Le Suisse Peter Stamm est de ces talents qui ne roulent pas des mécaniques, de ceux à propos desquels on parle de modestie des effets, de subtil laconisme. Phrases sans construction sophistiquée, mots simples, personnages et motifs d'intrigue banals (le classique triangle amoureux dans Sept ans, son excellent précédent roman), suspense bâti sur trois fois rien... Toute cette frugale économie de narration est particulièrement efficace dans les formes courtes. Après Verglas et D'étranges jardins, on le vérifie une nouvelle fois avec Au-delà du lac, dont le titre fait référence au lac de Constance et à sa rive sud, région où est né l'écrivain en 1963. C'est là que se situent certaines des dix nouvelles de ce recueil dont le réalisme précis et mat est parfois teinté d'une légère touche de fantastique.

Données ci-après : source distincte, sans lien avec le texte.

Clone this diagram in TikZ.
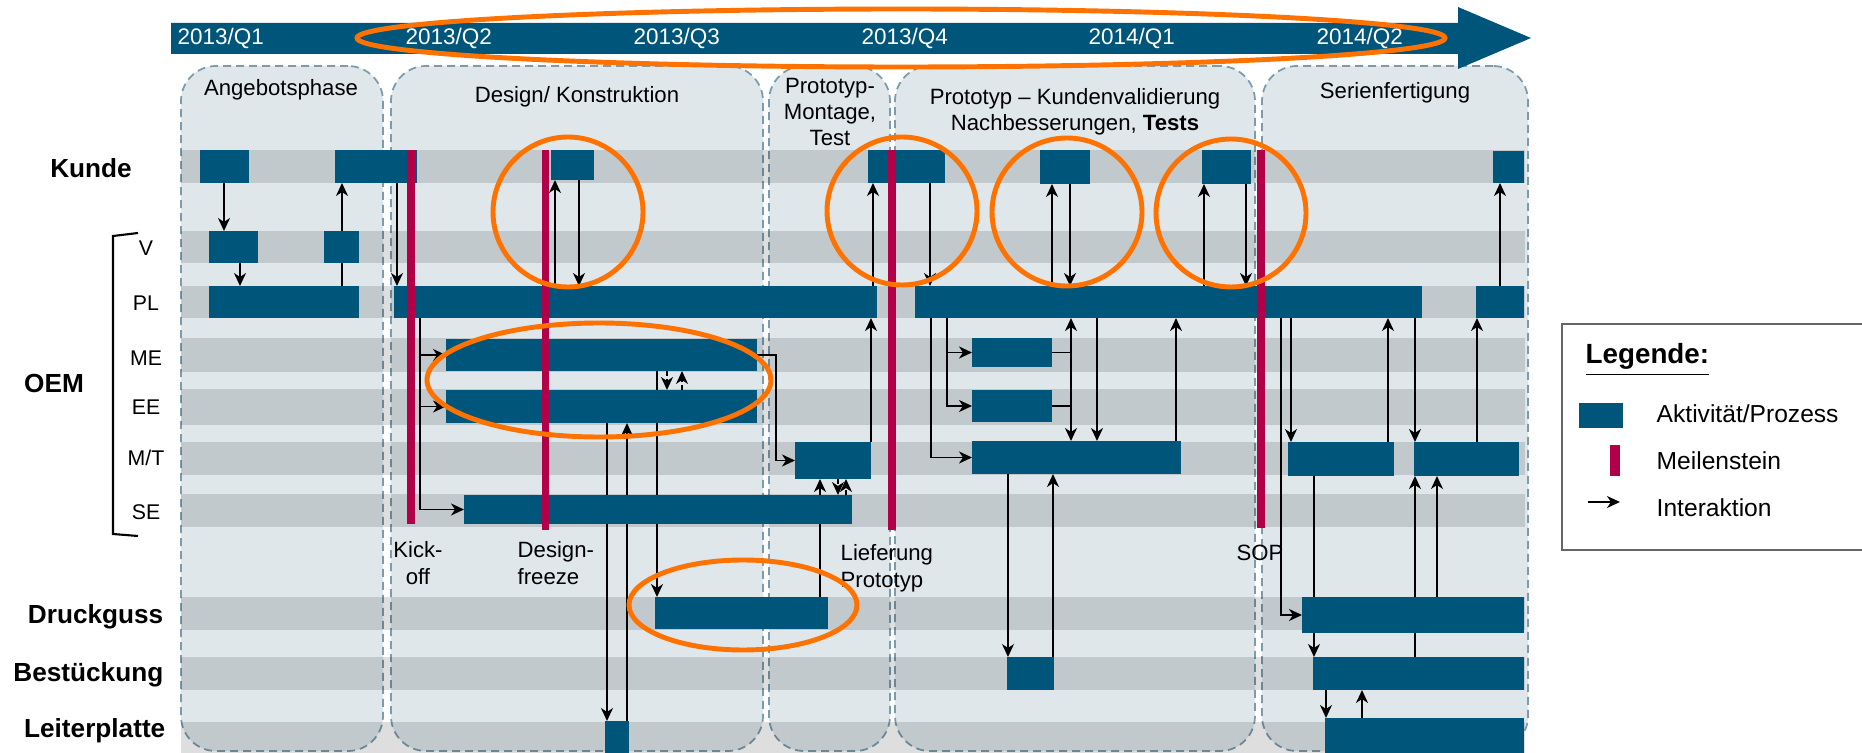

"Personne ne comprenait qu'elle n'avait pas fui, mais était tout simplement allée vers autre chose », cette citation tirée de "Dans la forêt", qui raconte l'histoire d'Anja, une fille qui a vécu trois ans dans les bois, résume bien l'état d'esprit de la plupart des "héros" de ces histoires. Aujourd'hui adulte, mariée et mère de deux enfants, la jeune femme ne parvient pas à oublier les années d'adolescence passées à aller au lycée le jour et à dormir la nuit, cachée dans la forêt sous une hutte de fortune.
Chez Peter Stamm, les relations humaines sont marquées par une incompréhension plus ou moins distante. Hommes et femmes élèvent entre eux des murs transparents de non-dits. Il raconte sans jamais expliquer les rêves amputés (le gardien d'un ancien site industriel reconverti en logements projetant une retraite au Canada), les êtres engoncés dans des vies décevantes (dans "L'ordre des choses", un couple sans enfants en vacances à Sienne est pris dans une guerre de tranchées avec la bruyante famille voisine), des quotidiens solitaires (celui d'Alfons, très jeune maraîcher bio qui voit s'installer un festival de musique en plein air dans un pré en contrebas de son exploitation)...
Peut-être l'un des secrets du charme qu'exerce l'écriture de Peter Stamm est de ne choisir d'éclairer qu'un pan de ses personnages et de laisser une grande partie d'eux et de leur histoire dans l'ombre, créant ainsi un hors-champ magnétique.